Unaffiliated or independent?

2 minute read

In the course of commenting on voter turnout today, HoCo Rising complained about use of the term unaffiliated to describe voters who don’t register as Republicans or Democrats:

Do you get the feeling that Boards of Election went out of their way to give a more passive word like unaffiliated as opposed to the affirmative stance of independent? Reminds me of an [Orwell essay](http://orwell.ru/library/essays/politics/english/e_polit)...

I’ll mildly disagree with HCR on this point. I don’t think unaffiliated is that bad an example of bureaucratic language, and it’s certainly not an Orwellian euphemism on the scale of, say, referring to taxes as revenue enhancers. It has the advantage of being precise, and of not claiming more than the evidence warrants: These are simply voters who have chosen not to be affiliated with a political party, no more, no less.

The problem with taking an affirmative stance and calling these people independents is that it claims more than it should. The word independent has positive connotations in the context of U.S. history (the Declaration of Independence and all that), so calling these voters independent causes us to think of them as being somehow special in the context of present-day U.S. politics. Other positive connotations of the word independent (e.g., as in independent thinker) also lead us to believe that these voters act in a way that is qualitatively different and in some sense better than party members, for example, evaluating and voting for the best candidates without much consideration of their parties.

However as I’ve previously written (and will keep repeating until someone provides a convincing argument to the contrary), the available evidence seems to suggest that most independent voters are simply closet Republicans or Democrats who for whatever reason don’t want to declare a formal affiliation with either of these parties. In addition, those people who are truly independent, i.e., have no real party preference, are typically less politically engaged than the leaners and turn out at lower rates. They’re essentially independent because they don’t care all that much about who gets elected.

So the bottom line is that in my opinion use of the word independent in a U.S. political context promotes sloppy thinking, and it’s better to use a word like unaffiliated to help prevent sloppy thinking.

Two more points: First, in my opinion the correct terminology is really unaffiliated and other, since there are in fact other political parties than the Democratic and Republican parties, though the deck is stacked against them given the current structure of the U.S. political system.
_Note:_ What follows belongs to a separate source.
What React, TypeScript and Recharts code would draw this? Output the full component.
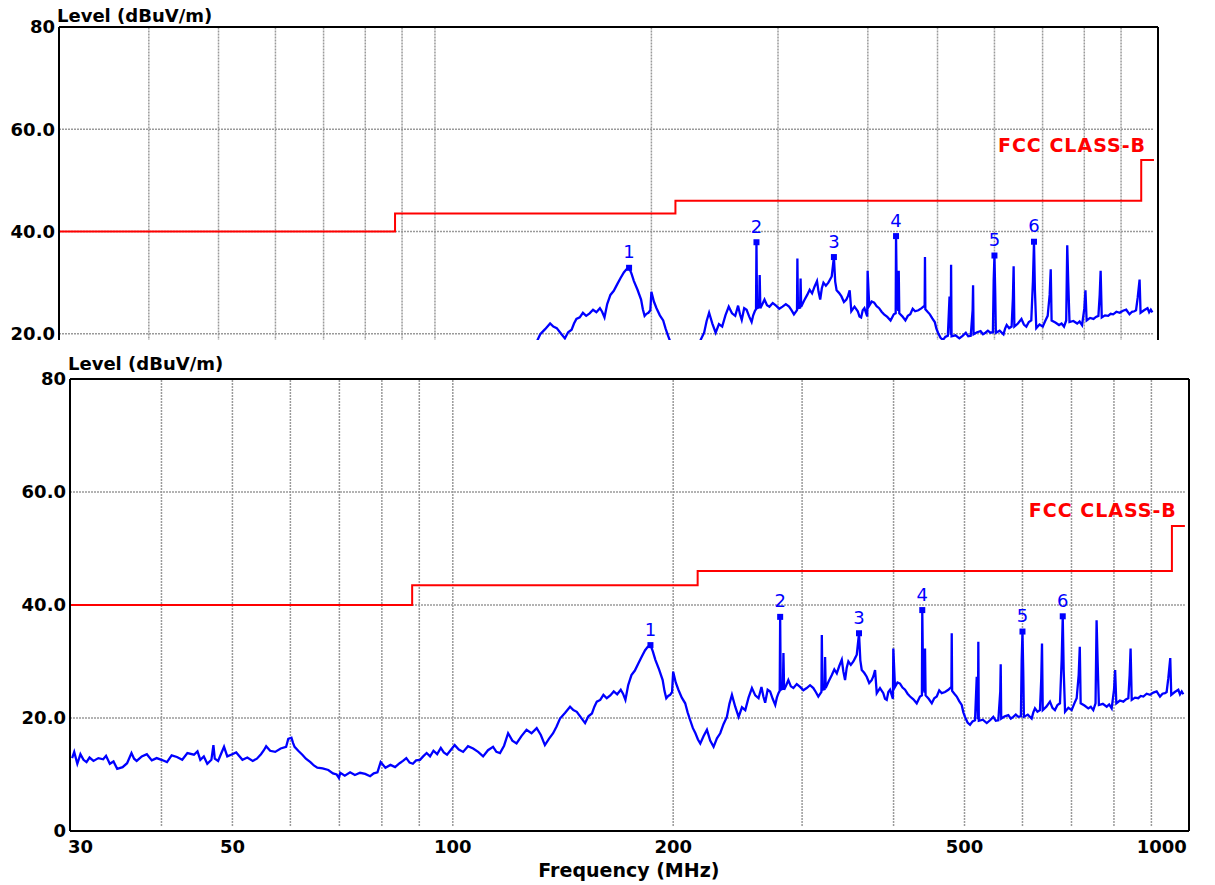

However the Libertarian Party and Green Party in particular have been able to maintain national and state party structures, field candidates at all levels, and even get them elected in some cases. (At present the Libertarian Party has no elected office-holders in Maryland, while the Green Party has a handful at the local level.)

Finally, it’s an interesting footnote in Maryland political history (which I discovered while researching Maryland turnout statistics and looking at the report for 2008) that in fact there is (or at least was) a Maryland Independent Party that managed to attract a fair number of registered voters who thought they were declaring themselves as independents. It was unceremoniously dispatched to that big voting booth in the sky just a few months ago; for the complete (and quite entertaining) story see the Frederick News-Post article State elections board dissolves Independent Party.